What is being asked:
Leave out the images and repeat the listing below without a single change.
# START OF Source material
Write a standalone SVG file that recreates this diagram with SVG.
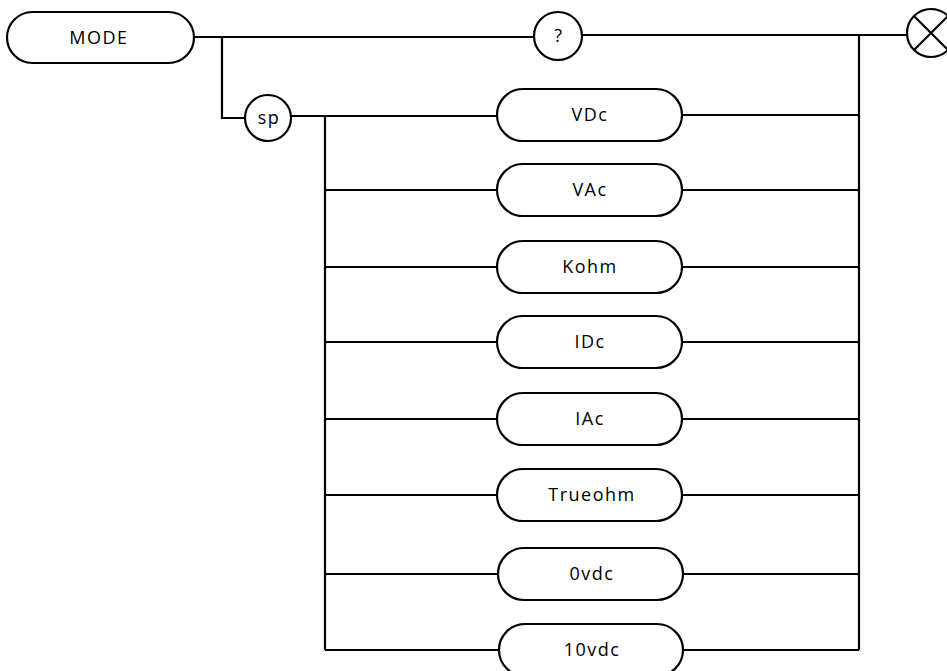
<svg xmlns="http://www.w3.org/2000/svg" width="947" height="671" viewBox="0 0 947 671">
<style>
.s{fill:none;stroke:#000;stroke-width:2.2}
.n{fill:#fff;stroke:#000;stroke-width:2.2}
.t{font-family:"Open Sans","Liberation Sans",sans-serif;font-size:18px;letter-spacing:1.5px;fill:#000;text-anchor:middle}
</style>
<rect width="947" height="671" fill="#fff"/>
<g id="connectors" class="s">
<path d="M194 37 H534"/>
<path d="M582 35 H907"/>
<path d="M222 37 V118 H245"/>
<path d="M291 116 H497"/>
<path d="M325 116 V650"/>
<path d="M859 34 V650"/>
<path d="M325 190 H497 M682 190 H859"/>
<path d="M325 267 H497 M682 267 H859"/>
<path d="M325 342 H497 M682 342 H859"/>
<path d="M325 419 H497 M682 419 H859"/>
<path d="M325 495 H497 M682 495 H859"/>
<path d="M325 574 H497 M682 574 H859"/>
<path d="M325 650 H499 M683 650 H859"/>
<path d="M682 115 H859"/>
</g>
<g id="mode"><rect class="n" x="7" y="12" width="187" height="51" rx="25.5"/><text class="t" x="99" y="44">MODE</text></g>
<g id="query"><circle class="n" cx="558" cy="36" r="24"/><text class="t" x="559" y="42">?</text></g>
<g id="end"><circle class="n" cx="931" cy="33" r="24"/><path class="s" d="M914 16 L948 50 M914 50 L948 16"/></g>
<g id="sp"><circle class="n" cx="268" cy="118" r="23"/><text class="t" x="269" y="124">sp</text></g>
<g id="vdc"><rect class="n" x="497" y="89" width="185" height="52" rx="26"/><text class="t" x="590" y="121">VDc</text></g>
<g id="vac"><rect class="n" x="497" y="164" width="185" height="52" rx="26"/><text class="t" x="590" y="196">VAc</text></g>
<g id="kohm"><rect class="n" x="497" y="241" width="185" height="52" rx="26"/><text class="t" x="590" y="273">Kohm</text></g>
<g id="idc"><rect class="n" x="497" y="316" width="185" height="52" rx="26"/><text class="t" x="590" y="348">IDc</text></g>
<g id="iac"><rect class="n" x="497" y="393" width="185" height="52" rx="26"/><text class="t" x="590" y="425">IAc</text></g>
<g id="trueohm"><rect class="n" x="497" y="469" width="185" height="52" rx="26"/><text class="t" x="592" y="501">Trueohm</text></g>
<g id="zerovdc"><rect class="n" x="498" y="548" width="185" height="52" rx="26"/><text class="t" x="592" y="580">0vdc</text></g>
<g id="tenvdc"><rect class="n" x="499" y="624" width="184" height="52" rx="26"/><text class="t" x="592" y="656">10vdc</text></g>
</svg>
# END OF Source material
Solution to this problem:
Write a standalone SVG file that recreates this diagram with SVG.
<svg xmlns="http://www.w3.org/2000/svg" width="947" height="671" viewBox="0 0 947 671">
<style>
.s{fill:none;stroke:#000;stroke-width:2.2}
.n{fill:#fff;stroke:#000;stroke-width:2.2}
.t{font-family:"Open Sans","Liberation Sans",sans-serif;font-size:18px;letter-spacing:1.5px;fill:#000;text-anchor:middle}
</style>
<rect width="947" height="671" fill="#fff"/>
<g id="connectors" class="s">
<path d="M194 37 H534"/>
<path d="M582 35 H907"/>
<path d="M222 37 V118 H245"/>
<path d="M291 116 H497"/>
<path d="M325 116 V650"/>
<path d="M859 34 V650"/>
<path d="M325 190 H497 M682 190 H859"/>
<path d="M325 267 H497 M682 267 H859"/>
<path d="M325 342 H497 M682 342 H859"/>
<path d="M325 419 H497 M682 419 H859"/>
<path d="M325 495 H497 M682 495 H859"/>
<path d="M325 574 H497 M682 574 H859"/>
<path d="M325 650 H499 M683 650 H859"/>
<path d="M682 115 H859"/>
</g>
<g id="mode"><rect class="n" x="7" y="12" width="187" height="51" rx="25.5"/><text class="t" x="99" y="44">MODE</text></g>
<g id="query"><circle class="n" cx="558" cy="36" r="24"/><text class="t" x="559" y="42">?</text></g>
<g id="end"><circle class="n" cx="931" cy="33" r="24"/><path class="s" d="M914 16 L948 50 M914 50 L948 16"/></g>
<g id="sp"><circle class="n" cx="268" cy="118" r="23"/><text class="t" x="269" y="124">sp</text></g>
<g id="vdc"><rect class="n" x="497" y="89" width="185" height="52" rx="26"/><text class="t" x="590" y="121">VDc</text></g>
<g id="vac"><rect class="n" x="497" y="164" width="185" height="52" rx="26"/><text class="t" x="590" y="196">VAc</text></g>
<g id="kohm"><rect class="n" x="497" y="241" width="185" height="52" rx="26"/><text class="t" x="590" y="273">Kohm</text></g>
<g id="idc"><rect class="n" x="497" y="316" width="185" height="52" rx="26"/><text class="t" x="590" y="348">IDc</text></g>
<g id="iac"><rect class="n" x="497" y="393" width="185" height="52" rx="26"/><text class="t" x="590" y="425">IAc</text></g>
<g id="trueohm"><rect class="n" x="497" y="469" width="185" height="52" rx="26"/><text class="t" x="592" y="501">Trueohm</text></g>
<g id="zerovdc"><rect class="n" x="498" y="548" width="185" height="52" rx="26"/><text class="t" x="592" y="580">0vdc</text></g>
<g id="tenvdc"><rect class="n" x="499" y="624" width="184" height="52" rx="26"/><text class="t" x="592" y="656">10vdc</text></g>
</svg>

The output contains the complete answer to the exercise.